A guy whose fiancée was raped and killed years ago by a maniac and has lived in seclusion ever since, is finally bought out of his shell by a request from an old friend that he teaches self defence classes to women. In doing so, he finds a new girl, deals with the attention of a bunch of motorcycle thugs and concentrates on his own hunt for the rapist, as the list of victims grows ever longer.
My God, what a pile of crap. Not only do you have to sit through some of the most laughable fight sequences since the 60's Batman TV series and a plot as generic as you can possibly imagine, but you also have the twin threat of a hero so wooden he should have a 'flammable' sticker on him, and bad guys who are more like pantomime villains than serious assailants.
Aah, but I haven't got to the worst part yet. You see, the love interest in this movie is a budding singer, and several key scenes are set in a studio where she hopes to be recording her debut album. I can honestly say she better set up a stand at the headquarters for the National Association For The Deaf, because that's the only way she'd ever shift any copies. I really hope there wasn't a soundtrack for this movie, her children would be mortified..
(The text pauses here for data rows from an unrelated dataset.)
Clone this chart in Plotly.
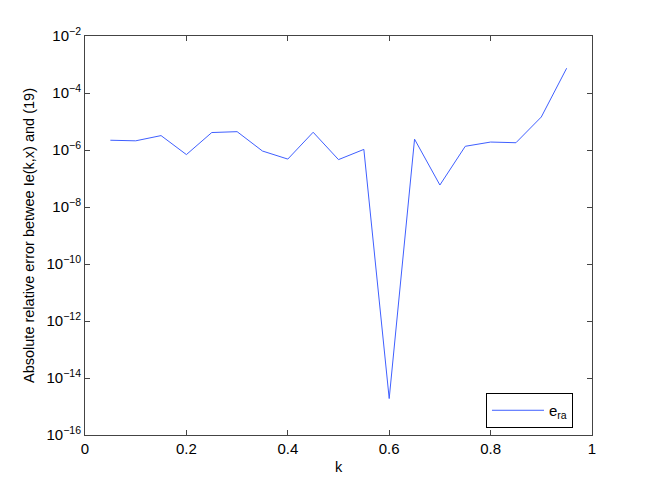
import plotly.graph_objects as go

k = [0.05, 0.10, 0.15, 0.20, 0.25, 0.30, 0.35, 0.40, 0.45, 0.50,
     0.55, 0.60, 0.65, 0.70, 0.75, 0.80, 0.85, 0.90, 0.95]
err = [2.2e-6, 2.1e-6, 3.2e-6, 6.9e-7, 4.1e-6, 4.4e-6, 9.2e-7, 4.8e-7, 4.2e-6, 4.6e-7,
       1.05e-6, 1.9e-15, 2.4e-6, 5.9e-8, 1.35e-6, 1.9e-6, 1.8e-6, 1.44e-5, 7.4e-4]

x_ticks = [0, 0.2, 0.4, 0.6, 0.8, 1]
x_ticktext = ["0", "0.2", "0.4", "0.6", "0.8", "1"]
y_ticks = [1e-16, 1e-14, 1e-12, 1e-10, 1e-8, 1e-6, 1e-4, 1e-2]
y_ticktext = ["10<sup>−16</sup>", "10<sup>−14</sup>", "10<sup>−12</sup>", "10<sup>−10</sup>",
              "10<sup>−8</sup>", "10<sup>−6</sup>", "10<sup>−4</sup>", "10<sup>−2</sup>"]

fig = go.Figure()
fig.add_trace(go.Scatter(x=k, y=err, mode="lines", name="e<sub>ra</sub>",
                         line=dict(color="#3f5fff", width=1)))

axis_common = dict(showline=True, linecolor="#444444", linewidth=1, mirror="allticks",
                   ticks="inside", ticklen=5, tickcolor="#444444", showgrid=False,
                   zeroline=False, automargin=False,
                   tickfont=dict(size=15, color="black"))

fig.update_xaxes(range=[0, 1], tickvals=x_ticks, ticktext=x_ticktext,
                 title=dict(text="k", font=dict(size=14.5, color="black"), standoff=5),
                 **axis_common)
fig.update_yaxes(type="log", range=[-16, -2], tickvals=y_ticks, ticktext=y_ticktext,
                 title=dict(text="Absolute relative error betwee Ie(k,x) and (19)",
                            font=dict(size=14.5, color="black"), standoff=8),
                 **axis_common)

fig.update_layout(
    width=646, height=483,
    margin=dict(l=77, r=62, t=28, b=56),
    paper_bgcolor="white", plot_bgcolor="white",
    font=dict(family="Liberation Sans, Arial, sans-serif", size=15, color="black"),
    showlegend=True,
    legend=dict(x=0.9625, y=0.0175, xanchor="right", yanchor="bottom",
                bordercolor="black", borderwidth=1, bgcolor="white",
                itemwidth=52, font=dict(size=15)),
)

fig.write_html("out.html")
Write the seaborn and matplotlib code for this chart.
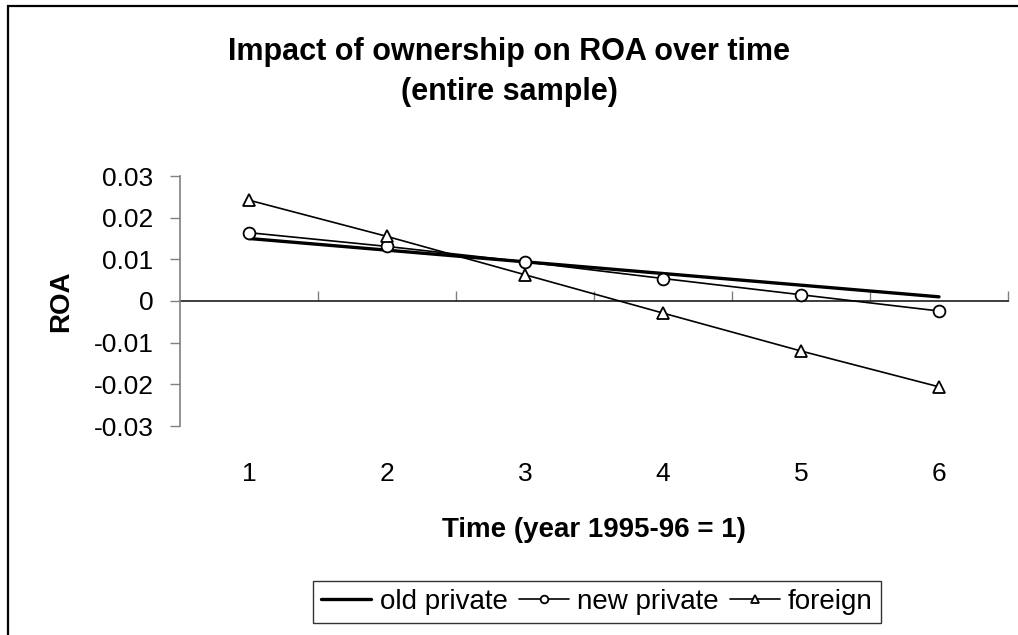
import matplotlib
matplotlib.use("Agg")
import matplotlib.pyplot as plt
import seaborn as sns
import pandas as pd

# data
time = [1, 2, 3, 4, 5, 6]
old_private = [0.0150, 0.0122, 0.0094, 0.0066, 0.0038, 0.0010]
new_private = [0.0164, 0.0131, 0.0094, 0.0054, 0.0015, -0.0024]
foreign = [0.0242, 0.0155, 0.0063, -0.0029, -0.0120, -0.0206]
y_ticks = [-0.03, -0.02, -0.01, 0, 0.01, 0.02, 0.03]
y_tick_labels = ["-0.03", "-0.02", "-0.01", "0", "0.01", "0.02", "0.03"]

sns.set_theme(style="white")
plt.rcParams['font.family'] = ['Liberation Sans', 'DejaVu Sans']
plt.rcParams['text.color'] = 'black'
plt.rcParams['axes.labelcolor'] = 'black'

fig = plt.figure(figsize=(10.18, 6.35), dpi=100)
ax = fig.add_axes([180 / 1018, 1 - 426 / 635, 828 / 1018, 250 / 635])

series = [
    ("old private", old_private, dict(lw=2.4, marker=None)),
    ("new private", new_private, dict(lw=1.2, marker="o")),
    ("foreign", foreign, dict(lw=1.2, marker="^")),
]
for name, vals, st in series:
    df = pd.DataFrame({"time": time, "roa": vals})
    sns.lineplot(data=df, x="time", y="roa", ax=ax, color="black", label=name,
                 lw=st["lw"], marker=st["marker"], markersize=8.5,
                 markerfacecolor="white", markeredgecolor="black", markeredgewidth=1.3)

ax.set_xlim(0.5, 6.5)
ax.set_ylim(-0.03, 0.03)
ax.set_yticks(y_ticks)
ax.set_yticklabels(y_tick_labels)
ax.set_xticks(time)
ax.set_xticklabels([str(t) for t in time])

for s in ["top", "right", "bottom"]:
    ax.spines[s].set_visible(False)
ax.spines["left"].set_color("#808080")
ax.spines["left"].set_linewidth(1.2)
ax.tick_params(axis="y", which="major", left=True, length=7, width=1, color="#808080",
               labelsize=19, pad=12, labelcolor="black")
ax.tick_params(axis="x", which="major", bottom=True, length=0, labelsize=19, pad=26,
               labelcolor="black")

# category axis crossing at zero, with ticks between categories
sec = ax.secondary_xaxis(0.5)
sec.set_xticks([1.5, 2.5, 3.5, 4.5, 5.5, 6.5])
sec.set_xticklabels([])
sec.tick_params(axis="x", length=7, width=1, color="#808080", direction="out")
sec.spines["bottom"].set_color("#606060")
sec.spines["bottom"].set_linewidth(1.2)

ax.set_xlabel("Time (year 1995-96 = 1)", fontsize=20, fontweight="bold", labelpad=22)
ax.set_ylabel("ROA", fontsize=20, fontweight="bold", labelpad=14)
fig.text(0.5, 1 - 72 / 635, "Impact of ownership on ROA over time\n(entire sample)",
         ha="center", va="center", fontsize=22, fontweight="bold", linespacing=1.45)

leg = ax.legend(loc="center", bbox_to_anchor=(597 / 1018, 1 - 602 / 635),
                bbox_transform=fig.transFigure, ncol=3, fontsize=20, frameon=True,
                fancybox=False, edgecolor="black", handlelength=1.8, handletextpad=0.3,
                columnspacing=0.4, borderpad=0.3)
leg.get_frame().set_linewidth(1.0)
for h in leg.legend_handles:
    h.set_markersize(5.5)

# outer chart border (extends past right and bottom edges)
fig.add_artist(plt.Rectangle((8 / 1018, -0.5), 1.5, 1.5 - 6 / 635,
                             transform=fig.transFigure, fill=False, edgecolor="black",
                             lw=1.6, clip_on=False))

fig.savefig("out.png", dpi=100, facecolor="white")
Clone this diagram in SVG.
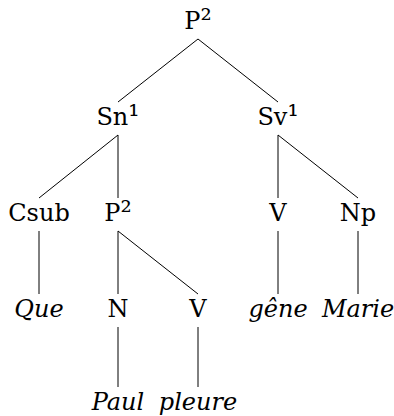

The most interesting aspect of this completely uninteresting bilge is the ongoing combination of American and South African accents. Or is it Australian? I really can't tell. Anyway, this jarred on my nerves to such an extent it took me completely out of the film. So I guess that can be counted as a positive. One last thing, if you MUST see this, don't bother watching the UK VHS version. It has a minute cut by the BBFC, mostly thanks to the graphic sexual beating of unclothed women. Personally though, I don't think that's enough. I would have erased an hour and a half and turned it into a blank tape. Now there's an idea.. 1/10.